The login prompt flashes on the screen. One click, and credentials move. But behind the scenes, every sensitive field—email, phone, ID—encrypts before it ever leaves the client. This is Field-Level Encryption with Single Sign-On (SSO) built right.
Field-Level Encryption (FLE) protects data at the smallest unit. Each field is encrypted separately, with keys managed so no unauthorized system can read plaintext. When combined with SSO, the model changes: authentication handles identity once, but FLE ensures that even a trusted identity cannot bypass access rules for specific data.
In a standard SSO workflow, an identity provider (IdP) sends an assertion to the application. The user gains access. Without FLE, all data returned from APIs after login is available in raw form. With FLE, each sensitive property stays encrypted until the exact service or component with the right key decrypts it. This creates layered defense—authentication plus granular encryption.

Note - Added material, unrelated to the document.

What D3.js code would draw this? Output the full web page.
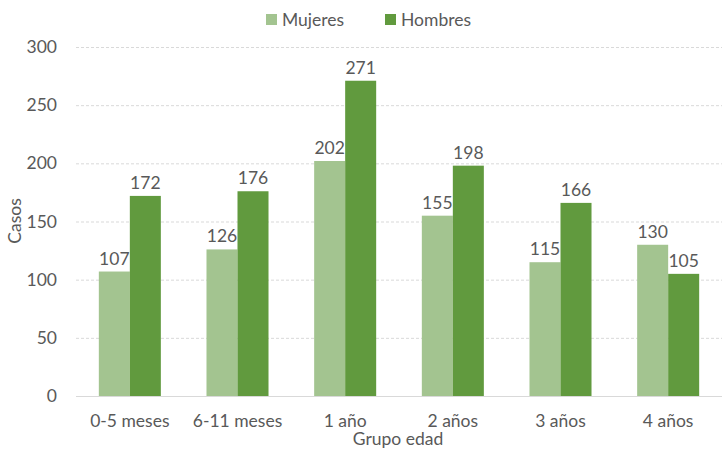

Implementing Field-Level Encryption in an SSO environment means addressing key management, encryption scope, and performance. Keys can be stored in Hardware Security Modules (HSMs) or managed with a Key Management Service (KMS). They should rotate regularly. The encryption algorithm must be strong (AES-256, for example) while optimizing for the specific payload size. In SSO flows, consider the balance between IdP session length and encryption key rotation policies.